**SOURCE RECORDS**
START

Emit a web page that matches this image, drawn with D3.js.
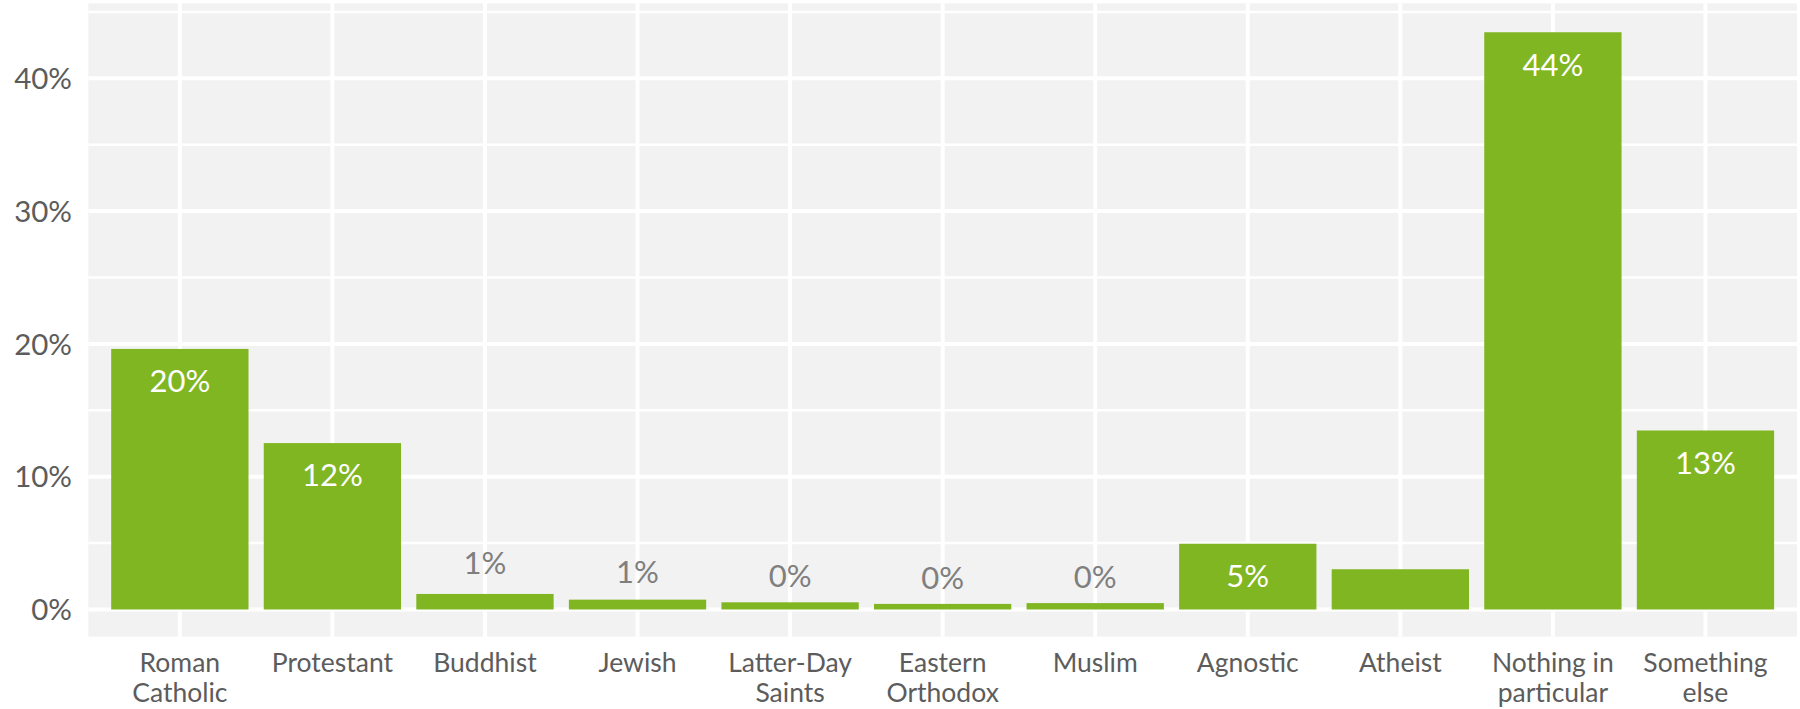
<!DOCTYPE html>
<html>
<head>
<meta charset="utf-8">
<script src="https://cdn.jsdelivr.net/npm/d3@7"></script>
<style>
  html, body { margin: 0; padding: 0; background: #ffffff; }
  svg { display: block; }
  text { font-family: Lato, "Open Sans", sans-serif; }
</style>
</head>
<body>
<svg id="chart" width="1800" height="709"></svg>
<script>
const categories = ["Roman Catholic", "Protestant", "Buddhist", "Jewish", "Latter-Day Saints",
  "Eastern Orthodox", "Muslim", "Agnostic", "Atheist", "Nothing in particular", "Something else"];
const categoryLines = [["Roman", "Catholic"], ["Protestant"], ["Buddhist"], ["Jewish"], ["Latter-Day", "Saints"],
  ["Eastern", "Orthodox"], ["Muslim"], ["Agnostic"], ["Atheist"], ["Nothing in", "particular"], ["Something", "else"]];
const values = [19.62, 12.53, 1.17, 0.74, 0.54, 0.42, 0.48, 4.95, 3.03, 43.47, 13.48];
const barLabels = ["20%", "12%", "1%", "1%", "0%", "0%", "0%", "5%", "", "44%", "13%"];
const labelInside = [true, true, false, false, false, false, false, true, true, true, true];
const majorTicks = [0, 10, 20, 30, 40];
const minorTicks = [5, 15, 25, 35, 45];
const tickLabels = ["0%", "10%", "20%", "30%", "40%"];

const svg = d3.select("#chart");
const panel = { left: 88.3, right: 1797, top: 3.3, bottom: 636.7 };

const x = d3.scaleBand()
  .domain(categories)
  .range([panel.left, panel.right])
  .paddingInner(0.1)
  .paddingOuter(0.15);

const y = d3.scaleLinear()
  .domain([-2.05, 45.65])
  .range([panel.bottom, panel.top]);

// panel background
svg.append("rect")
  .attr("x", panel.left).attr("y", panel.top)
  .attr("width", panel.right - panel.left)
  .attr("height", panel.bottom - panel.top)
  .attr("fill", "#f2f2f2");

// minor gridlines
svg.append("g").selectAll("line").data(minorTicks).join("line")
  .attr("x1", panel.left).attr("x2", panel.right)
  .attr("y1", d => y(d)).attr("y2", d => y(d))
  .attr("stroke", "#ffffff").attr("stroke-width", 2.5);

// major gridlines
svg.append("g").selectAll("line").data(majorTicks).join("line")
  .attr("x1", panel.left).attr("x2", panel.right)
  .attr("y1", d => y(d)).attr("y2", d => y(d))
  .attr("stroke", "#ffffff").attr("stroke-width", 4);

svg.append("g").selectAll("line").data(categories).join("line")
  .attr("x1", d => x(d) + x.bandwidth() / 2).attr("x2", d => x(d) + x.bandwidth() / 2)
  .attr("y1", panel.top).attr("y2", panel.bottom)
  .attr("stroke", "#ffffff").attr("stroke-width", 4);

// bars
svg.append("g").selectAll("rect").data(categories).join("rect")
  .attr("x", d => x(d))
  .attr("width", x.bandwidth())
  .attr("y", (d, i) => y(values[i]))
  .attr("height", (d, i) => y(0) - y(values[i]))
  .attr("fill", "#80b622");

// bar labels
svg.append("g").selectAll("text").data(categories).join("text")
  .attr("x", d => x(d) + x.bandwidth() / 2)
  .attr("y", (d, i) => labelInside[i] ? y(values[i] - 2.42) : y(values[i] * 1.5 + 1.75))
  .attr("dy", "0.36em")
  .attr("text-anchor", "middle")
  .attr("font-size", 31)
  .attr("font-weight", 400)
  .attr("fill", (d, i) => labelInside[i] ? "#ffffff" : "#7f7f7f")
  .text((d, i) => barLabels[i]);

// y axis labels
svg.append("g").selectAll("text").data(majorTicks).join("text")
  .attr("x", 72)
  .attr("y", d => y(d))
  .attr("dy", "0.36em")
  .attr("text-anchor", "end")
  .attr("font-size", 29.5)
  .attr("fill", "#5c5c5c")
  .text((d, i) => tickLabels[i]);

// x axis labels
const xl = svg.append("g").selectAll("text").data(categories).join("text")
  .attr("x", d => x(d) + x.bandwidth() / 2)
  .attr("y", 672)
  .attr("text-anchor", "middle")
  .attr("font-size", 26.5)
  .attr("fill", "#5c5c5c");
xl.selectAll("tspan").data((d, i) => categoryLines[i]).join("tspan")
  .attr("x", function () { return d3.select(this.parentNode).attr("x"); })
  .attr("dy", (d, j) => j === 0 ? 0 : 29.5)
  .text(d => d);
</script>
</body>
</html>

END
START

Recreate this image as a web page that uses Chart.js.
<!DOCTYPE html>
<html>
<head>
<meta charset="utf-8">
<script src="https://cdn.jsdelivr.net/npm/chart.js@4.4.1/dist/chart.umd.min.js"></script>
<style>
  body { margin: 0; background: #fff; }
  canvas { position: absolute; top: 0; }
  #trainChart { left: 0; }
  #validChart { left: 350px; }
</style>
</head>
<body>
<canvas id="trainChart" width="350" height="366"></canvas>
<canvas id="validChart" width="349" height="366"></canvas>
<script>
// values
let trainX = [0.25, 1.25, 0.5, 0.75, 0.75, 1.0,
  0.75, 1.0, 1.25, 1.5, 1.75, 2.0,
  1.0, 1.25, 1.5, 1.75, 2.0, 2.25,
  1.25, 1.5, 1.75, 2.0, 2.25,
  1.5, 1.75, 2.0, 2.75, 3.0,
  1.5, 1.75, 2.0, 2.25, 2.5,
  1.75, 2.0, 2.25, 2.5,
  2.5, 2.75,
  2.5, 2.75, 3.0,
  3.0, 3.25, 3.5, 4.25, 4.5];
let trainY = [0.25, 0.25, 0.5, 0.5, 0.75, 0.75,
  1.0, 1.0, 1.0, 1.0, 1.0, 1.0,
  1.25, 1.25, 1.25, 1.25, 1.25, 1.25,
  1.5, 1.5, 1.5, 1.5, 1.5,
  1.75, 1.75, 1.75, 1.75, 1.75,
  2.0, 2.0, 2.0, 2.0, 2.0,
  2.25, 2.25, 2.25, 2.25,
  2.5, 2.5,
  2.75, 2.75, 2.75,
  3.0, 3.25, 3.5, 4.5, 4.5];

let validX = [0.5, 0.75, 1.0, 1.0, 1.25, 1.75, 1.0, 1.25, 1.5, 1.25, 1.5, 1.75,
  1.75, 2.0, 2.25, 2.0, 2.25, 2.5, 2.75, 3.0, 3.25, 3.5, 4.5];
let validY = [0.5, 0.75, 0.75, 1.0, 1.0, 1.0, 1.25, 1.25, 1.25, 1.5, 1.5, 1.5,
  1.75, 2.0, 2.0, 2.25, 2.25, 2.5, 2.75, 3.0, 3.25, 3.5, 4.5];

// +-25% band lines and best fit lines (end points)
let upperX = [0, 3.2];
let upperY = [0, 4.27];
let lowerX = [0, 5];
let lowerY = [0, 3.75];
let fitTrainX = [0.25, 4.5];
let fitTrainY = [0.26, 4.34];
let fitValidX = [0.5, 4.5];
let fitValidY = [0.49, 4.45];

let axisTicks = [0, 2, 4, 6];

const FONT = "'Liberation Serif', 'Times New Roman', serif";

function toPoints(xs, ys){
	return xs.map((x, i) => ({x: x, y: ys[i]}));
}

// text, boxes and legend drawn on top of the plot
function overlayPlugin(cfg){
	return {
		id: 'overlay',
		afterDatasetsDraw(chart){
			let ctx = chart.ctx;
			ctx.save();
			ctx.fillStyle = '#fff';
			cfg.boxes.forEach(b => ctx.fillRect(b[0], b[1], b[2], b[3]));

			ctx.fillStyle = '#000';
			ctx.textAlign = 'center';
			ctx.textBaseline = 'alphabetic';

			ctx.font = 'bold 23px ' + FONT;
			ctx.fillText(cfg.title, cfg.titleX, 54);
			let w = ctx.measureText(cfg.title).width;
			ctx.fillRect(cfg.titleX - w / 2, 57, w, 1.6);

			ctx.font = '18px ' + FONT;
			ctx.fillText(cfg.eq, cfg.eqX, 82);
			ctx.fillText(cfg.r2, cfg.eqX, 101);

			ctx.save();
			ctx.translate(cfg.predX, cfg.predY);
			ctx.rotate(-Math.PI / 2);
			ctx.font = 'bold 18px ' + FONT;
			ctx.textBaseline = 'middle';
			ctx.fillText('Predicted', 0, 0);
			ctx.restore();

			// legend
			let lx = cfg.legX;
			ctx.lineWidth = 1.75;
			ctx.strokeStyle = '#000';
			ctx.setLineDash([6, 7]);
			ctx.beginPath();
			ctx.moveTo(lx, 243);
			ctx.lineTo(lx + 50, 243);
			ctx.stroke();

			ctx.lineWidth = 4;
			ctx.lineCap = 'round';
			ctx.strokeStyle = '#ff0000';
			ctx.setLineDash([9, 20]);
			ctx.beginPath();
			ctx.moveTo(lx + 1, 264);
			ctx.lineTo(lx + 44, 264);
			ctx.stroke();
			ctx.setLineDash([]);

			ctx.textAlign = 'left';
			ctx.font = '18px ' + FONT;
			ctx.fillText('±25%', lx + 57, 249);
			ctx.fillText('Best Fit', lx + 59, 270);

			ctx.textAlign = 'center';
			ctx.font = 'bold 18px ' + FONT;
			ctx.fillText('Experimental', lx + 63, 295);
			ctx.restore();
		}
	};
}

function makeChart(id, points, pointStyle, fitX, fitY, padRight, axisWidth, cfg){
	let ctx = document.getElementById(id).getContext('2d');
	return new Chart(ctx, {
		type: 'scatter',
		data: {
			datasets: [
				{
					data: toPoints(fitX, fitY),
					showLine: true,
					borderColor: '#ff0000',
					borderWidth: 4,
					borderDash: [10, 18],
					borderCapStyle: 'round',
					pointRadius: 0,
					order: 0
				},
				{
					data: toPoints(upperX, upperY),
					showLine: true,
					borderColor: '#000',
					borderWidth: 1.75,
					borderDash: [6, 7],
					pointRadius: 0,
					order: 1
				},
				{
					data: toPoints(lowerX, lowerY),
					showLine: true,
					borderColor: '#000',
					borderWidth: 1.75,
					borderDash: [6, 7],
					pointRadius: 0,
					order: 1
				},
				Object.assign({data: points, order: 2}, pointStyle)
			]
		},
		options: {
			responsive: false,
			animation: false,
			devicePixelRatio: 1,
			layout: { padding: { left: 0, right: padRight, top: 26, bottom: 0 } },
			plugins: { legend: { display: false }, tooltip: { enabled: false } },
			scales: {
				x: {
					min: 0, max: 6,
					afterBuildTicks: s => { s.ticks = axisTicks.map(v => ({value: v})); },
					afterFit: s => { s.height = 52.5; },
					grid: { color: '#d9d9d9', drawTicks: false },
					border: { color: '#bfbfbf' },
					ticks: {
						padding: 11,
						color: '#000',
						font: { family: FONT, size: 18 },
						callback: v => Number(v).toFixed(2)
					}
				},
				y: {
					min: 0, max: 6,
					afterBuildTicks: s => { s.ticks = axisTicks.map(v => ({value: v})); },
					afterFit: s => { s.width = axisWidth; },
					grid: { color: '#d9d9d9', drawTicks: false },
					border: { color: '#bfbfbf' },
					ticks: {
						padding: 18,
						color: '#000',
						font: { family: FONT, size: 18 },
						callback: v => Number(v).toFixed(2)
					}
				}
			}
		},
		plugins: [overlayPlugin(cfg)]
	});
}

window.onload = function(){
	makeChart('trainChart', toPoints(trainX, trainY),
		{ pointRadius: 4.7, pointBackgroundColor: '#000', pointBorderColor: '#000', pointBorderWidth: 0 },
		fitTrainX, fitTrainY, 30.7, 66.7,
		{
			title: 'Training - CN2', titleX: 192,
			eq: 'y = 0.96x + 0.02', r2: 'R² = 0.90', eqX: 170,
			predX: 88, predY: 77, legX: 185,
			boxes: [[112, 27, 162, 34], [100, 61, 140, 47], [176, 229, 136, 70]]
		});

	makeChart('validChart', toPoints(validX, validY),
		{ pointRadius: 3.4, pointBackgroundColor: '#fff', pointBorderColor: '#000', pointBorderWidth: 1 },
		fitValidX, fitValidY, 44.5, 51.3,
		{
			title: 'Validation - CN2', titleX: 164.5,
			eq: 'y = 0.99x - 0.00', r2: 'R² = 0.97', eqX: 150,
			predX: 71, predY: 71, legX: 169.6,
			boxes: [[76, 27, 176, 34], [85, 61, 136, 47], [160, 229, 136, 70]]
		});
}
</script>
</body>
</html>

END
START

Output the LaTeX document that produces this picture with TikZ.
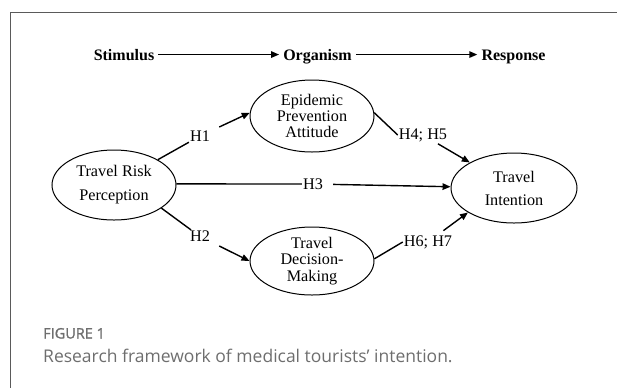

END

**EXERCISE**
This exercise asks for the lines from the line with "Recreate this image" to the line with "1.75, 2.0, 2.0, 2.25, 2.25, 2.5, 2.75, 3.0, 3.25, 3.5, 4.5];", both lines included, set down exactly and with nothing else.

**THE COMPLETED TASK**
Recreate this image as a web page that uses Chart.js.
<!DOCTYPE html>
<html>
<head>
<meta charset="utf-8">
<script src="https://cdn.jsdelivr.net/npm/chart.js@4.4.1/dist/chart.umd.min.js"></script>
<style>
  body { margin: 0; background: #fff; }
  canvas { position: absolute; top: 0; }
  #trainChart { left: 0; }
  #validChart { left: 350px; }
</style>
</head>
<body>
<canvas id="trainChart" width="350" height="366"></canvas>
<canvas id="validChart" width="349" height="366"></canvas>
<script>
// values
let trainX = [0.25, 1.25, 0.5, 0.75, 0.75, 1.0,
  0.75, 1.0, 1.25, 1.5, 1.75, 2.0,
  1.0, 1.25, 1.5, 1.75, 2.0, 2.25,
  1.25, 1.5, 1.75, 2.0, 2.25,
  1.5, 1.75, 2.0, 2.75, 3.0,
  1.5, 1.75, 2.0, 2.25, 2.5,
  1.75, 2.0, 2.25, 2.5,
  2.5, 2.75,
  2.5, 2.75, 3.0,
  3.0, 3.25, 3.5, 4.25, 4.5];
let trainY = [0.25, 0.25, 0.5, 0.5, 0.75, 0.75,
  1.0, 1.0, 1.0, 1.0, 1.0, 1.0,
  1.25, 1.25, 1.25, 1.25, 1.25, 1.25,
  1.5, 1.5, 1.5, 1.5, 1.5,
  1.75, 1.75, 1.75, 1.75, 1.75,
  2.0, 2.0, 2.0, 2.0, 2.0,
  2.25, 2.25, 2.25, 2.25,
  2.5, 2.5,
  2.75, 2.75, 2.75,
  3.0, 3.25, 3.5, 4.5, 4.5];

let validX = [0.5, 0.75, 1.0, 1.0, 1.25, 1.75, 1.0, 1.25, 1.5, 1.25, 1.5, 1.75,
  1.75, 2.0, 2.25, 2.0, 2.25, 2.5, 2.75, 3.0, 3.25, 3.5, 4.5];
let validY = [0.5, 0.75, 0.75, 1.0, 1.0, 1.0, 1.25, 1.25, 1.25, 1.5, 1.5, 1.5,
  1.75, 2.0, 2.0, 2.25, 2.25, 2.5, 2.75, 3.0, 3.25, 3.5, 4.5];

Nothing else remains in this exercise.